[What is being asked]: Images should be left out, and everything else in the listing reproduced exactly.

─── Given information

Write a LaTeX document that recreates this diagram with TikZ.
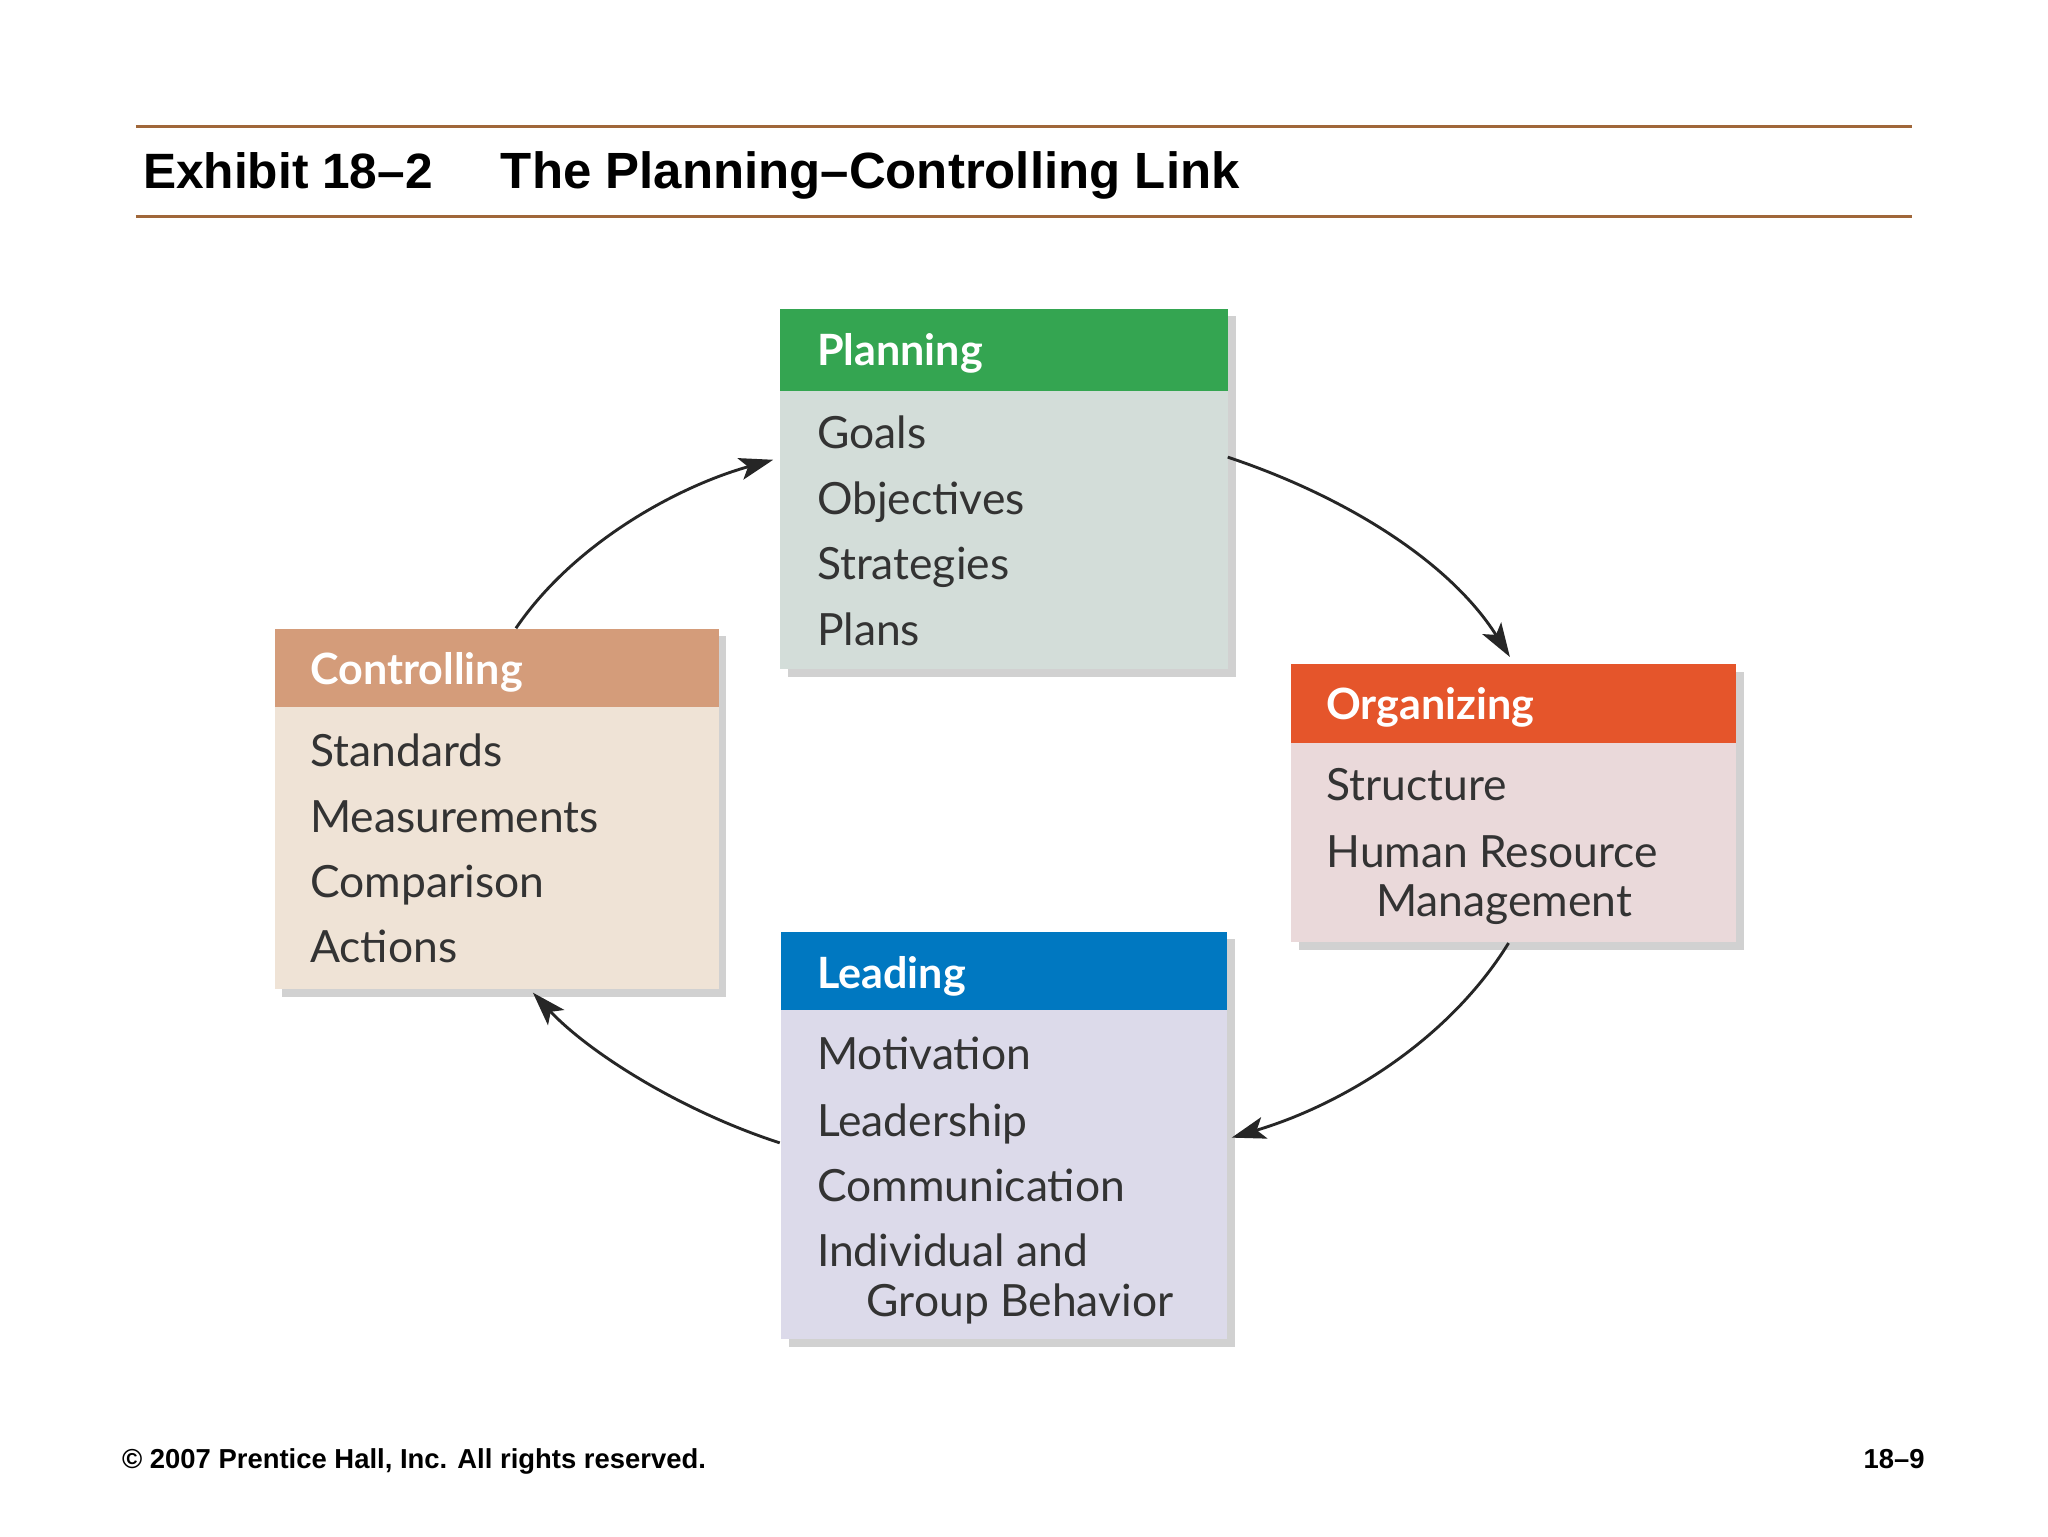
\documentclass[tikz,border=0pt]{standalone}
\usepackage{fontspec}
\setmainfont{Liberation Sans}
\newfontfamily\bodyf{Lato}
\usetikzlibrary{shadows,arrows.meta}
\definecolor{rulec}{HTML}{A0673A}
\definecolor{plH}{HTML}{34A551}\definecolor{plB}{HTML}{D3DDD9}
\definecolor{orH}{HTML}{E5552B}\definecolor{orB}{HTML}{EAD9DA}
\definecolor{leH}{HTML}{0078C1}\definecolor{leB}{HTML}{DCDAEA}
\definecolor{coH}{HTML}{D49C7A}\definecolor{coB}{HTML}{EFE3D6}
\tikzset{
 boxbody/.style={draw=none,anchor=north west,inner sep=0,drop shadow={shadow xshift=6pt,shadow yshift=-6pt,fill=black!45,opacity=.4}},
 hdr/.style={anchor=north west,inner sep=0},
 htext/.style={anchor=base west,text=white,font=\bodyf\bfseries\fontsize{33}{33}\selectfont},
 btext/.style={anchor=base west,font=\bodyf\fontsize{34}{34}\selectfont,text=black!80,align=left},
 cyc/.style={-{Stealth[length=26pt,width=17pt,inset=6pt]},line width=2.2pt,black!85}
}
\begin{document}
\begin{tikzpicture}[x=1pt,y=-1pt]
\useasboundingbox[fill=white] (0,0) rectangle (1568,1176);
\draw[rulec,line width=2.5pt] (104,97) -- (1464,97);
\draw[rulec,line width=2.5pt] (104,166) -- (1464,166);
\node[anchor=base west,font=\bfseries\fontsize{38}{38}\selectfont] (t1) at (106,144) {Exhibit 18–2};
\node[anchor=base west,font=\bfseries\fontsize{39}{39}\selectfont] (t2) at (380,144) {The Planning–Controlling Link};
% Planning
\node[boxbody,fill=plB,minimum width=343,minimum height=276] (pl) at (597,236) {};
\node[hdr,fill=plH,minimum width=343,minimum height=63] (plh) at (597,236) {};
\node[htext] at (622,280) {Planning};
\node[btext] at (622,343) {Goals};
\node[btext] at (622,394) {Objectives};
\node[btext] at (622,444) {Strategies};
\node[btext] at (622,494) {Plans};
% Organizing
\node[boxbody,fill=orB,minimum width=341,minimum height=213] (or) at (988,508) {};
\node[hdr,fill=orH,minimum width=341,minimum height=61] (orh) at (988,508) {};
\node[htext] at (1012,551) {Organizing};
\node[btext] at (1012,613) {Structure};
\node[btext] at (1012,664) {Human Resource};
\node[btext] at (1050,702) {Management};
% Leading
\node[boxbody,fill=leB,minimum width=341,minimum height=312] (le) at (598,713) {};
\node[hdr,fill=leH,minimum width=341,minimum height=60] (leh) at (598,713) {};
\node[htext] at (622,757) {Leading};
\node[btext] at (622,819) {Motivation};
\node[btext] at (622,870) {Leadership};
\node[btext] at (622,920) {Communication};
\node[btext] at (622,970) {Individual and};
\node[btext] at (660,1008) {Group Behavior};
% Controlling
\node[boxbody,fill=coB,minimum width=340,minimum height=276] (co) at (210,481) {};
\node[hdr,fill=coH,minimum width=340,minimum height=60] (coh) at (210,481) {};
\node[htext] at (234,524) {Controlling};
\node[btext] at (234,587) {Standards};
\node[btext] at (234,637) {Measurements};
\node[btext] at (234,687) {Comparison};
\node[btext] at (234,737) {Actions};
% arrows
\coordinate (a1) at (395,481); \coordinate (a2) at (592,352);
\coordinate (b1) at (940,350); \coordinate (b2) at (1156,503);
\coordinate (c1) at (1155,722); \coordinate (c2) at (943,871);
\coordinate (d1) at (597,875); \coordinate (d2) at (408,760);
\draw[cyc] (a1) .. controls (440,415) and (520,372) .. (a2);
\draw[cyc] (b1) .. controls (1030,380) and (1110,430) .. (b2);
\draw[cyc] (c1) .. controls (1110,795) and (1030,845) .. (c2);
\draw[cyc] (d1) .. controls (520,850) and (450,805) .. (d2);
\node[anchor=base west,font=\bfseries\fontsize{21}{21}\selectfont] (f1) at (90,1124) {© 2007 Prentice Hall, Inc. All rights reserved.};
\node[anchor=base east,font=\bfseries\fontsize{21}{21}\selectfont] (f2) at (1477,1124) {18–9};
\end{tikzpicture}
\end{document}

──────

[Response]:
Write a LaTeX document that recreates this diagram with TikZ.
\documentclass[tikz,border=0pt]{standalone}
\usepackage{fontspec}
\setmainfont{Liberation Sans}
\newfontfamily\bodyf{Lato}
\usetikzlibrary{shadows,arrows.meta}
\definecolor{rulec}{HTML}{A0673A}
\definecolor{plH}{HTML}{34A551}\definecolor{plB}{HTML}{D3DDD9}
\definecolor{orH}{HTML}{E5552B}\definecolor{orB}{HTML}{EAD9DA}
\definecolor{leH}{HTML}{0078C1}\definecolor{leB}{HTML}{DCDAEA}
\definecolor{coH}{HTML}{D49C7A}\definecolor{coB}{HTML}{EFE3D6}
\tikzset{
 boxbody/.style={draw=none,anchor=north west,inner sep=0,drop shadow={shadow xshift=6pt,shadow yshift=-6pt,fill=black!45,opacity=.4}},
 hdr/.style={anchor=north west,inner sep=0},
 htext/.style={anchor=base west,text=white,font=\bodyf\bfseries\fontsize{33}{33}\selectfont},
 btext/.style={anchor=base west,font=\bodyf\fontsize{34}{34}\selectfont,text=black!80,align=left},
 cyc/.style={-{Stealth[length=26pt,width=17pt,inset=6pt]},line width=2.2pt,black!85}
}
\begin{document}
\begin{tikzpicture}[x=1pt,y=-1pt]
\useasboundingbox[fill=white] (0,0) rectangle (1568,1176);
\draw[rulec,line width=2.5pt] (104,97) -- (1464,97);
\draw[rulec,line width=2.5pt] (104,166) -- (1464,166);
\node[anchor=base west,font=\bfseries\fontsize{38}{38}\selectfont] (t1) at (106,144) {Exhibit 18–2};
\node[anchor=base west,font=\bfseries\fontsize{39}{39}\selectfont] (t2) at (380,144) {The Planning–Controlling Link};
% Planning
\node[boxbody,fill=plB,minimum width=343,minimum height=276] (pl) at (597,236) {};
\node[hdr,fill=plH,minimum width=343,minimum height=63] (plh) at (597,236) {};
\node[htext] at (622,280) {Planning};
\node[btext] at (622,343) {Goals};
\node[btext] at (622,394) {Objectives};
\node[btext] at (622,444) {Strategies};
\node[btext] at (622,494) {Plans};
% Organizing
\node[boxbody,fill=orB,minimum width=341,minimum height=213] (or) at (988,508) {};
\node[hdr,fill=orH,minimum width=341,minimum height=61] (orh) at (988,508) {};
\node[htext] at (1012,551) {Organizing};
\node[btext] at (1012,613) {Structure};
\node[btext] at (1012,664) {Human Resource};
\node[btext] at (1050,702) {Management};
% Leading
\node[boxbody,fill=leB,minimum width=341,minimum height=312] (le) at (598,713) {};
\node[hdr,fill=leH,minimum width=341,minimum height=60] (leh) at (598,713) {};
\node[htext] at (622,757) {Leading};
\node[btext] at (622,819) {Motivation};
\node[btext] at (622,870) {Leadership};
\node[btext] at (622,920) {Communication};
\node[btext] at (622,970) {Individual and};
\node[btext] at (660,1008) {Group Behavior};
% Controlling
\node[boxbody,fill=coB,minimum width=340,minimum height=276] (co) at (210,481) {};
\node[hdr,fill=coH,minimum width=340,minimum height=60] (coh) at (210,481) {};
\node[htext] at (234,524) {Controlling};
\node[btext] at (234,587) {Standards};
\node[btext] at (234,637) {Measurements};
\node[btext] at (234,687) {Comparison};
\node[btext] at (234,737) {Actions};
% arrows
\coordinate (a1) at (395,481); \coordinate (a2) at (592,352);
\coordinate (b1) at (940,350); \coordinate (b2) at (1156,503);
\coordinate (c1) at (1155,722); \coordinate (c2) at (943,871);
\coordinate (d1) at (597,875); \coordinate (d2) at (408,760);
\draw[cyc] (a1) .. controls (440,415) and (520,372) .. (a2);
\draw[cyc] (b1) .. controls (1030,380) and (1110,430) .. (b2);
\draw[cyc] (c1) .. controls (1110,795) and (1030,845) .. (c2);
\draw[cyc] (d1) .. controls (520,850) and (450,805) .. (d2);
\node[anchor=base west,font=\bfseries\fontsize{21}{21}\selectfont] (f1) at (90,1124) {© 2007 Prentice Hall, Inc. All rights reserved.};
\node[anchor=base east,font=\bfseries\fontsize{21}{21}\selectfont] (f2) at (1477,1124) {18–9};
\end{tikzpicture}
\end{document}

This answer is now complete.